Task objective —
Retype the opening lines of the data exactly, stopping after the line that contains "True, False, True]". Skip every picture.

Records supplied —

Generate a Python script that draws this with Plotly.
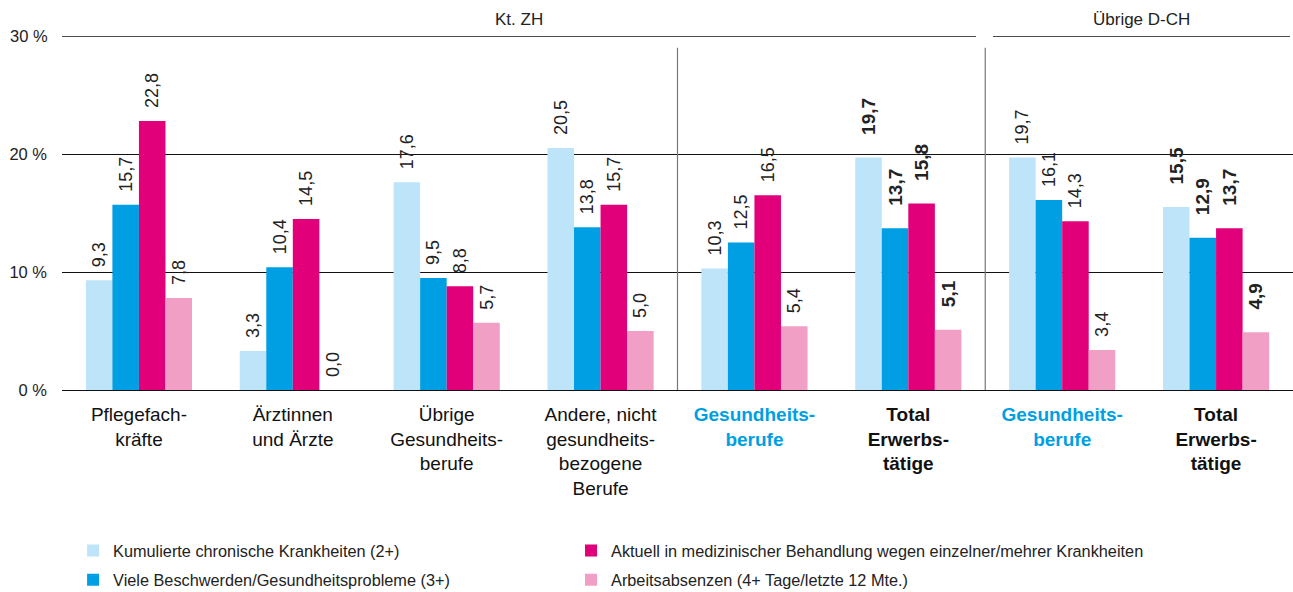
import plotly.graph_objects as go

categories = [
    "Pflegefach-<br>kräfte",
    "Ärztinnen<br>und Ärzte",
    "Übrige<br>Gesundheits-<br>berufe",
    "Andere, nicht<br>gesundheits-<br>bezogene<br>Berufe",
    "<b><span style='color:#009fe3'>Gesundheits-<br>berufe</span></b>",
    "<b>Total<br>Erwerbs-<br>tätige</b>",
    "<b><span style='color:#009fe3'>Gesundheits-<br>berufe</span></b>",
    "<b>Total<br>Erwerbs-<br>tätige</b>",
]
bold_points = [False, False, False, False, False, True, False, True]

series_names = [
    "Kumulierte chronische Krankheiten (2+)",
    "Viele Beschwerden/Gesundheitsprobleme (3+)",
    "Aktuell in medizinischer Behandlung wegen einzelner/mehrer Krankheiten",
    "Arbeitsabsenzen (4+ Tage/letzte 12 Mte.)",
]
kumulierte = [9.3, 3.3, 17.6, 20.5, 10.3, 19.7, 19.7, 15.5]
viele = [15.7, 10.4, 9.5, 13.8, 12.5, 13.7, 16.1, 12.9]
aktuell = [22.8, 14.5, 8.8, 15.7, 16.5, 15.8, 14.3, 13.7]
absenzen = [7.8, 0.0, 5.7, 5.0, 5.4, 5.1, 3.4, 4.9]

colors = ["#bee4f9", "#009fe3", "#e2007a", "#f29fc5"]
legend_ids = ["legend", "legend", "legend2", "legend2"]

group_headers = ["Kt. ZH", "Übrige D-CH"]
y_ticks = [0, 10, 20, 30]
y_ticktext = ["0 %", "10 %", "20 %", "30 %"]

FONT = "Liberation Sans, Arial, sans-serif"
NB = "\u00a0"
x = list(range(len(categories)))

fig = go.Figure()
for i, (name, vals, col, lg) in enumerate(zip(series_names, [kumulierte, viele, aktuell, absenzen], colors, legend_ids)):
    texts, sizes = [], []
    for v, b in zip(vals, bold_points):
        s = f"{v:.1f}".replace(".", ",")
        if b:
            texts.append(f"<b>{NB * 3}\u2009{s}</b>")
            sizes.append(19)
        else:
            texts.append(f"{NB * 2}{s}")
            sizes.append(18)
    fig.add_trace(go.Bar(
        x=x, y=vals, name=name, marker=dict(color=col, line=dict(width=0)),
        text=texts, textposition="outside", textangle=-90,
        textfont=dict(family=FONT, size=sizes, color="#222"),
        constraintext="none", cliponaxis=False,
        legend=lg, legendgroup=f"g{i}", hoverinfo="skip",
    ))

# 30% line split in two groups
fig.add_shape(type="line", xref="x", yref="y", x0=-0.5, x1=5.44, y0=30, y1=30,
              line=dict(color="#111", width=1.3))
fig.add_shape(type="line", xref="x", yref="y", x0=5.55, x1=7.48, y0=30, y1=30,
              line=dict(color="#111", width=1.3))
for xs in [3.5, 5.5]:
    fig.add_shape(type="line", xref="x", yref="y", x0=xs, x1=xs, y0=0, y1=29.0,
                  line=dict(color="#777", width=1.2), layer="above")

fig.add_annotation(x=(-0.5 + 5.44) / 2, y=30, xref="x", yref="y", text=group_headers[0],
                   showarrow=False, yanchor="bottom", yshift=5,
                   font=dict(family=FONT, size=17, color="#222"))
fig.add_annotation(x=(5.55 + 7.48) / 2, y=30, xref="x", yref="y", text=group_headers[1],
                   showarrow=False, yanchor="bottom", yshift=5,
                   font=dict(family=FONT, size=17, color="#222"))

leg_common = dict(orientation="v", yanchor="top", xanchor="left", y=-0.405,
                  font=dict(family=FONT, size=16.3, color="#222"),
                  itemclick=False, tracegroupgap=5, bgcolor="rgba(0,0,0,0)")

fig.update_layout(
    width=1293, height=592,
    margin=dict(l=62, r=0, t=36, b=202, autoexpand=False),
    plot_bgcolor="white", paper_bgcolor="white",
    barmode="group", bargap=0.31, bargroupgap=0,
    font=dict(family=FONT, size=15, color="#222"),
    showlegend=True,
    legend=dict(x=0.009, **leg_common),
    legend2=dict(x=0.4135, **leg_common),
    xaxis=dict(range=[-0.5, 7.5], tickvals=x, ticktext=categories,
               showgrid=False, zeroline=False, showline=False, ticks="",
               ticklabelstandoff=11,
               tickfont=dict(family=FONT, size=19, color="#111"),
               fixedrange=True),
    yaxis=dict(range=[0, 30], tickvals=y_ticks[:3], ticktext=y_ticktext[:3],
               showgrid=True, gridcolor="#111", gridwidth=1,
               zeroline=True, zerolinecolor="#111", zerolinewidth=1.3,
               showline=False, ticks="", ticklabelstandoff=14,
               tickfont=dict(family=FONT, size=16.5, color="#222"), fixedrange=True),
)
fig.add_annotation(x=0, xref="paper", y=y_ticks[3], yref="y", text=y_ticktext[3], showarrow=False,
                   xanchor="right", xshift=-12, font=dict(family=FONT, size=16.5, color="#222"))

fig.write_html("out.html", config={"displayModeBar": False},
               post_script="document.body.style.margin='0';document.body.style.padding='0';")
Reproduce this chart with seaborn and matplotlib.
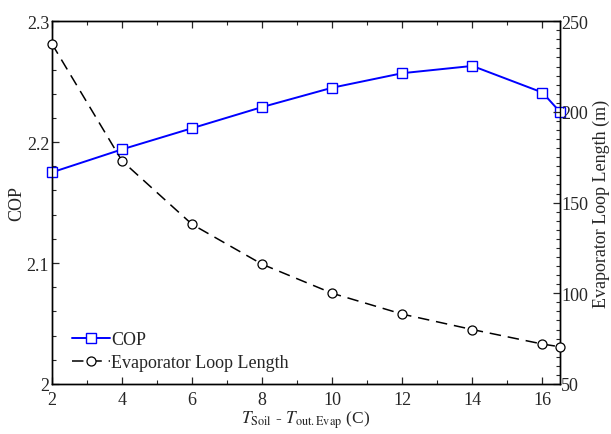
import matplotlib
matplotlib.use("Agg")
import matplotlib.pyplot as plt
import seaborn as sns
import pandas as pd
from matplotlib.ticker import MultipleLocator

# Data
x_vals = [2, 4, 6, 8, 10, 12, 14, 16, 16.5]
cop_vals = [2.175, 2.194, 2.2115, 2.229, 2.245, 2.257, 2.263, 2.241, 2.225]
loop_vals = [237.5, 173, 138, 116, 100, 88.5, 80, 72, 70.5]
x_ticks = [2, 4, 6, 8, 10, 12, 14, 16]
cop_ticks = [2.0, 2.1, 2.2, 2.3]
cop_tick_labels = ["2", "2.1", "2.2", "2.3"]
loop_ticks = [50, 100, 150, 200, 250]

df = pd.DataFrame({"x": x_vals, "COP": cop_vals, "Loop": loop_vals})

sns.set_style("ticks")
plt.rcParams["font.family"] = ["Liberation Serif", "DejaVu Serif"]
plt.rcParams["mathtext.fontset"] = "stix"
plt.rcParams["xtick.direction"] = "in"
plt.rcParams["ytick.direction"] = "in"

fig = plt.figure(figsize=(6.11, 4.35), dpi=100)
ax = fig.add_axes([0.085, 0.115, 0.8315, 0.834])
ax2 = ax.twinx()

sns.lineplot(data=df, x="x", y="COP", ax=ax, color="#0000FF", lw=1.4,
             marker="s", markersize=6.5, markerfacecolor="white",
             markeredgecolor="#0000FF", markeredgewidth=1.0,
             label="COP", legend=False, clip_on=False, zorder=3)
sns.lineplot(data=df, x="x", y="Loop", ax=ax2, color="black", lw=1.1,
             marker="o", markersize=6.5, markerfacecolor="white",
             markeredgecolor="black", markeredgewidth=0.9,
             dashes=False, label="Evaporator Loop Length", legend=False,
             clip_on=False, zorder=3)
ax2.lines[0].set_dashes([7.5, 4.5])

ax.set_xlim(2, 16.5)
ax.set_ylim(2.0, 2.3)
ax2.set_ylim(50, 250)

ax.set_xticks(x_ticks)
ax.set_xticklabels([str(t) for t in x_ticks])
ax.xaxis.set_minor_locator(MultipleLocator(1))
ax.set_yticks(cop_ticks)
ax.set_yticklabels(cop_tick_labels)
ax.yaxis.set_minor_locator(MultipleLocator(0.02))
ax2.set_yticks(loop_ticks)
ax2.set_yticklabels([str(t) for t in loop_ticks])
ax2.yaxis.set_minor_locator(MultipleLocator(5))

ax.tick_params(axis="x", which="both", top=True, bottom=True, direction="in",
               labelsize=13, pad=5)
ax.tick_params(axis="y", which="both", left=True, right=False, direction="in",
               labelsize=13, pad=2)
ax.tick_params(which="major", length=5, width=0.9)
ax.tick_params(which="minor", length=3, width=0.8)
ax2.tick_params(axis="y", which="both", right=True, left=False, direction="in",
                labelsize=13, pad=1)
ax2.tick_params(which="major", length=5, width=0.9)
ax2.tick_params(which="minor", length=3, width=0.8)
ax2.tick_params(axis="x", which="both", top=False, bottom=False)

for a in (ax, ax2):
    for s in a.spines.values():
        s.set_linewidth(1.0)
        s.set_color("black")
        s.set_visible(True)

ax.set_xlabel(r"$T_{\mathrm{Soil}}$ - $T_{\mathrm{out.Evap}}$ (C)", fontsize=12.5, labelpad=0)
ax.set_ylabel("COP", fontsize=13, labelpad=1)
ax2.set_ylabel("Evaporator Loop Length (m)", fontsize=13, labelpad=3)

h1, l1 = ax.get_legend_handles_labels()
h2, l2 = ax2.get_legend_handles_labels()
ax2.legend(h1 + h2, l1 + l2, loc="lower left", bbox_to_anchor=(0.04, 0.035),
           frameon=False, fontsize=13, handlelength=2.1, handletextpad=0.05,
           borderpad=0, borderaxespad=0, labelspacing=0.35)

fig.savefig("out.png", dpi=100)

Answer to this exercise —
Generate a Python script that draws this with Plotly.
import plotly.graph_objects as go

categories = [
    "Pflegefach-<br>kräfte",
    "Ärztinnen<br>und Ärzte",
    "Übrige<br>Gesundheits-<br>berufe",
    "Andere, nicht<br>gesundheits-<br>bezogene<br>Berufe",
    "<b><span style='color:#009fe3'>Gesundheits-<br>berufe</span></b>",
    "<b>Total<br>Erwerbs-<br>tätige</b>",
    "<b><span style='color:#009fe3'>Gesundheits-<br>berufe</span></b>",
    "<b>Total<br>Erwerbs-<br>tätige</b>",
]
bold_points = [False, False, False, False, False, True, False, True]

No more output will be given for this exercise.